WASHINGTON — A 45-year-old telescope in the United States is set to create the largest three-dimensional map of the universe, which could help to solve the mystery of dark energy that is believed to drive the accelerating expansion of the universe.
The four-meter Nicholas U. Mayall Telescope, put inside a 14-story, 500-ton dome atop a mile-high peak, closed on Monday to have its largest-ever overhaul and set the stage for installing the Dark Energy Spectroscopic Instrument (DESI).
The new instrument will begin a five-year observing run at Kitt Peak National Observatory after its installation next year.

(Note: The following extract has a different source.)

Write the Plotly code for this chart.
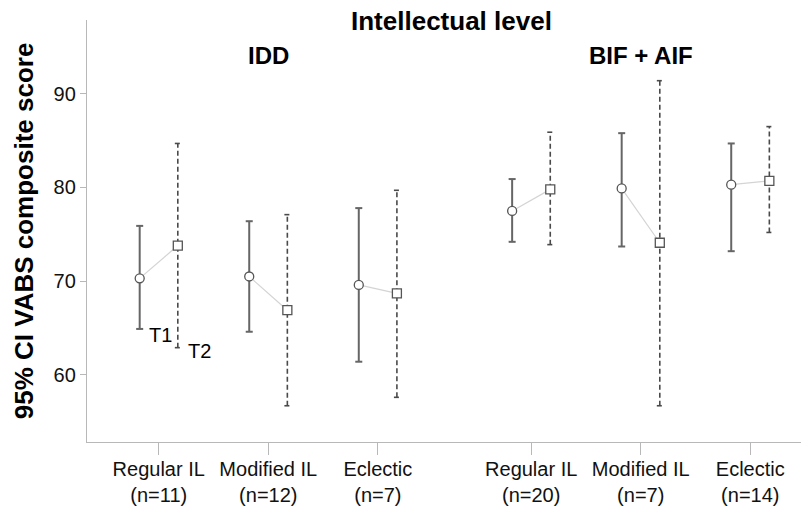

Besides finding evidences about the universe’s expansion, DESI will also help to set limits on theories related to gravity and the formative stages of the universe.
It could even provide new mass measurements for a variety of elusive yet abundant neutrinos, a kind of subatomic particles.
“One of the primary ways that we learn about the unseen universe is by its subtle effects on the clustering of galaxies,” said DESI Collaboration co-spokesperson Daniel Eisenstein of Harvard University. “The new maps from DESI will provide an exquisite new level of sensitivity in our study of cosmology.”
The expansion of the telescope’s field-of-view will allow DESI to map out about one-third of the sky.
Brenna Flaugher, a DESI project scientist who leads the Astrophysics Department at Fermi National Accelerator Laboratory, said: “Instead of one at a time we can measure the velocities of 5,000 galaxies at a time, we will measure more than 30 million of them in our five-year survey.”
DESI’s observations will provide a deep look into the early universe, up to about 11 billion years ago.
All of DESI’s six lenses, each about a meter in diameter, are complete.
DESI will use an array of 5,000 swiveling robots, each carefully choreographed to point a fiber-optic cable at a preprogrammed sequence of deep-space objects, including millions of galaxies and quasars, which are galaxies that harbor massive, actively feeding black holes.
The cylindrical, fiber-toting robots, which will be embedded in a rounded metal unit called a focal plane, will reposition to capture a new exposure of the sky roughly every 20 minutes.
The fiber-optic cables will carry the light from these objects to 10 spectrographs, tools that will measure the properties of this light and help to pinpoint the objects’ distance and the rate at which they are moving away from us.
Installation of DESI’s components is expected to begin soon and to wrap up in April 2019, with first science observations planned in September 2019.